Читать книгу Human Work онлайн

66 страница из 74

Do the slums produce the best citizens? Is a well-bred, well-fed, well-educated boy so hopelessly handicapped in life by those advantages? Is our ceaseless attempt to provide for our children the best advantages all folly? We may not be logical, but have horse sense enough to know better than that.

We know that poverty coarsens, weakens, stunts, degrades; that under its evil influence “the dregs of society” are steadily and inevitably produced. We know that where one person of phenomenal capacity can rise in spite of it, thousands of ordinary capacity are ruined because of it.

Abraham Lincoln was a rail-splitter. Yes. Were there no others? There were and are many poor boys splitting rails, and yet the crop of Abraham Lincolns remains limited to one.

Our error is a very simple one.
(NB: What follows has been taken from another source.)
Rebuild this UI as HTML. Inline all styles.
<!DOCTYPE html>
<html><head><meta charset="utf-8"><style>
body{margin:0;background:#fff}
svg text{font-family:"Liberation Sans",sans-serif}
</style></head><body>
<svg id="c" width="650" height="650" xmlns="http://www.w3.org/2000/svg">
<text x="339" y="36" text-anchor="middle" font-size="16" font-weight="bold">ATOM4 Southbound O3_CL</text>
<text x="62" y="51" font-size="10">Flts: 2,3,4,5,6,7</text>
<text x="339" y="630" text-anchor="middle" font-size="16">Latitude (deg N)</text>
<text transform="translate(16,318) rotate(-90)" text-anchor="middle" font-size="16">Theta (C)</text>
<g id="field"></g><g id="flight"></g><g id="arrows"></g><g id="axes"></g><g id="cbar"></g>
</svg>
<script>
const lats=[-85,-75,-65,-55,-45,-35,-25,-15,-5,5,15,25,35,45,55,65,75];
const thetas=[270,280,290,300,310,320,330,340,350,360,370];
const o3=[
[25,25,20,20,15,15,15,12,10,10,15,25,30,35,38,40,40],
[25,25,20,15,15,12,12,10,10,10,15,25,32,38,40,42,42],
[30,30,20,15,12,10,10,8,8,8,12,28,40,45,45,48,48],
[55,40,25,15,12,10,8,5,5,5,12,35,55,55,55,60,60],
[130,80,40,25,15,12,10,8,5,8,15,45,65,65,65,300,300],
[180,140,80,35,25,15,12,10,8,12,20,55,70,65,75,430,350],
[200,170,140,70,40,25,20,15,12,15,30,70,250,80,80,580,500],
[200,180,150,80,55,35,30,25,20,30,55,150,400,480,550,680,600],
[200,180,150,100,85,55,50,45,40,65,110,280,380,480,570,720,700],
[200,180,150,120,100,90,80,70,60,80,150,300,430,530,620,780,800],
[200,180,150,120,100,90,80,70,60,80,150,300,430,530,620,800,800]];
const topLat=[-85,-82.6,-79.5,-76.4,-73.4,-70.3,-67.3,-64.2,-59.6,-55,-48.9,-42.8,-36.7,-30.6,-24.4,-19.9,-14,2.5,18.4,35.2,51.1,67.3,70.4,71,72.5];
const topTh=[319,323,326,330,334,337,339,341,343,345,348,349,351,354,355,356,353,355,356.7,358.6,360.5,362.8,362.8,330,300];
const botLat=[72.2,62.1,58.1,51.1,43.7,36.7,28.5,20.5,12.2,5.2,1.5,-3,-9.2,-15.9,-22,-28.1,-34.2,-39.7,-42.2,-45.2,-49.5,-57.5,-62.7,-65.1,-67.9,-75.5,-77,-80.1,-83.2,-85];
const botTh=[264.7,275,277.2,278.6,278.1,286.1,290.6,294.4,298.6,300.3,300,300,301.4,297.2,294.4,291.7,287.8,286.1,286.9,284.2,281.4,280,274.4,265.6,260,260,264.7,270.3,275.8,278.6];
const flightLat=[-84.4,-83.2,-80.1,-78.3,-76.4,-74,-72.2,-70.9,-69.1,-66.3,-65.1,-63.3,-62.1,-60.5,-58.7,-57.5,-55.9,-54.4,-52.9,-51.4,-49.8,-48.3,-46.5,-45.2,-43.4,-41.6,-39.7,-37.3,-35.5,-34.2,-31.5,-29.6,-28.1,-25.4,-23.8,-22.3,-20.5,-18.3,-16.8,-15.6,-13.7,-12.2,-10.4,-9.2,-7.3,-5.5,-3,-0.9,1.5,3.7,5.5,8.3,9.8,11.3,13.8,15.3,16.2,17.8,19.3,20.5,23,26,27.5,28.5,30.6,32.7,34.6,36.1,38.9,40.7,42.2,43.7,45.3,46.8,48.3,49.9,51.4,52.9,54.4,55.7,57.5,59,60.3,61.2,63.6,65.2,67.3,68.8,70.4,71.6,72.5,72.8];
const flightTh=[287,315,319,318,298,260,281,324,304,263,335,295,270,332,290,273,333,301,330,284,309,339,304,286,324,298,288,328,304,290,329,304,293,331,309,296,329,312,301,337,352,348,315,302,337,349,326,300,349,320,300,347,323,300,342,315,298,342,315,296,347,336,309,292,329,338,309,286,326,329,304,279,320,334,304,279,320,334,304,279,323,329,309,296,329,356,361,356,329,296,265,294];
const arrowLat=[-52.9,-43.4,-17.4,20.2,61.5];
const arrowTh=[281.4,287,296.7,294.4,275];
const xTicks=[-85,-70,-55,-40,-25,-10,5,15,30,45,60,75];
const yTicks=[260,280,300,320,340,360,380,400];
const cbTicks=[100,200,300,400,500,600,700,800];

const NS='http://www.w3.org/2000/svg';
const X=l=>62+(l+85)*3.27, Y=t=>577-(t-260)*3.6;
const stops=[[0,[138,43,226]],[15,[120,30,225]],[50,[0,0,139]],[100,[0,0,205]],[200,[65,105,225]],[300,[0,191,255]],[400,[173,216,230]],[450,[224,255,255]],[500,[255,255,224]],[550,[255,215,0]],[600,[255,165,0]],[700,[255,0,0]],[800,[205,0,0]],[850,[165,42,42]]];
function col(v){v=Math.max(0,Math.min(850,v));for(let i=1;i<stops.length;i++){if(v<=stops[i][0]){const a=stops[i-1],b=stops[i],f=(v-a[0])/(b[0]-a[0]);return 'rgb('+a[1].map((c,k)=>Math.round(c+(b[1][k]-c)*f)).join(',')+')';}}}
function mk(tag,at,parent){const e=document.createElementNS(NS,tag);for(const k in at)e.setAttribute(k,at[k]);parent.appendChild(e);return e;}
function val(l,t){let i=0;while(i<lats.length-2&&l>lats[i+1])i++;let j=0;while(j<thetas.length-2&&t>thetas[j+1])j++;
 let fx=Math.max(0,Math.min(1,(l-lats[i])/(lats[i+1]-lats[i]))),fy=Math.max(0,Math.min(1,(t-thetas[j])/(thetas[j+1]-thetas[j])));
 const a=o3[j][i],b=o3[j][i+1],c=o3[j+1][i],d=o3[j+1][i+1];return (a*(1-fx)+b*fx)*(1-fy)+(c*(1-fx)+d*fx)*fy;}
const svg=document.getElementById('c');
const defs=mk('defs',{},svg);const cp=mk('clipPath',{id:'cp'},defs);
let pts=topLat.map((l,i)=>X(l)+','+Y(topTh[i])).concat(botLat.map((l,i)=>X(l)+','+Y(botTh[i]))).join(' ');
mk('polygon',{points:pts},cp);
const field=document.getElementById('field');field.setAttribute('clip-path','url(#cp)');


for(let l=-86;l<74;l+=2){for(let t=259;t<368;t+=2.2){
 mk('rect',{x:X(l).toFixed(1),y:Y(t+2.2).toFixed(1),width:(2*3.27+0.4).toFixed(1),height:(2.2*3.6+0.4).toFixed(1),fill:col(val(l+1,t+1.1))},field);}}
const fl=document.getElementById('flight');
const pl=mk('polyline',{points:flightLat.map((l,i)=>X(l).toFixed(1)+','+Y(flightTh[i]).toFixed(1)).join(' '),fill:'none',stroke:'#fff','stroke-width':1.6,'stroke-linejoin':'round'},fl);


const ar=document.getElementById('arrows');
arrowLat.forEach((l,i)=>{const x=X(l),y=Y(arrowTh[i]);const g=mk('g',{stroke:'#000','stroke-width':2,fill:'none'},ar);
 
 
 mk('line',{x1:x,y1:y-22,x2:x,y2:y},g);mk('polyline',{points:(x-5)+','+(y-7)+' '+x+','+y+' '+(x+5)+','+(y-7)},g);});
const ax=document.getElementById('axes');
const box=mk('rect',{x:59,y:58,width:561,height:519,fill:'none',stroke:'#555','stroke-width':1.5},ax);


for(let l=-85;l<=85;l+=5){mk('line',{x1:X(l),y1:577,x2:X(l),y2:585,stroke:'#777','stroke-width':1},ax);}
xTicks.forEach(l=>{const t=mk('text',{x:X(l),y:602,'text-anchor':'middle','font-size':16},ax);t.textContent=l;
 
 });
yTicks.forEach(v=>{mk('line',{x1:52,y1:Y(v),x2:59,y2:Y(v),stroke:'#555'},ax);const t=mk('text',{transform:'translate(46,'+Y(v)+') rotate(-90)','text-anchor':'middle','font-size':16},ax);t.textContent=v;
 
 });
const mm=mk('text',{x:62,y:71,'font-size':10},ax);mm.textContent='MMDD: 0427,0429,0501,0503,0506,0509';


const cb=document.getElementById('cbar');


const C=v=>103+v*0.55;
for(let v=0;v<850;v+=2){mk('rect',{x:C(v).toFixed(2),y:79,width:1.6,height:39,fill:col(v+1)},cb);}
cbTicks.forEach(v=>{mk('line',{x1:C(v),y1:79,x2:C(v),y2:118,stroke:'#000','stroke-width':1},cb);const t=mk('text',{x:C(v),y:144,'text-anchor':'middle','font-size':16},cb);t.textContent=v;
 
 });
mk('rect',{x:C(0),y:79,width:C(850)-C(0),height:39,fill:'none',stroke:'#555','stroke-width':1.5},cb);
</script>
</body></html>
We confuse a coincidence with a cause. Most people are poor. Therefore most great people have risen from poverty. How many more great people we might have had under better conditions we shall never know.

As for the effect of wealth, great wealth in private hands is not an advantage; it, too, is a morbid condition, and under its evil influence the scum of society is steadily and increasingly produced. It is perhaps as hard for a great nature to overcome the difficulties of our illegitimate wealth as those of our illegitimate poverty. Still some do it. We have but to study the biographical dictionary to find that the proportion of great men to rich and poor is about the same as the proportion of those two classes, that is all.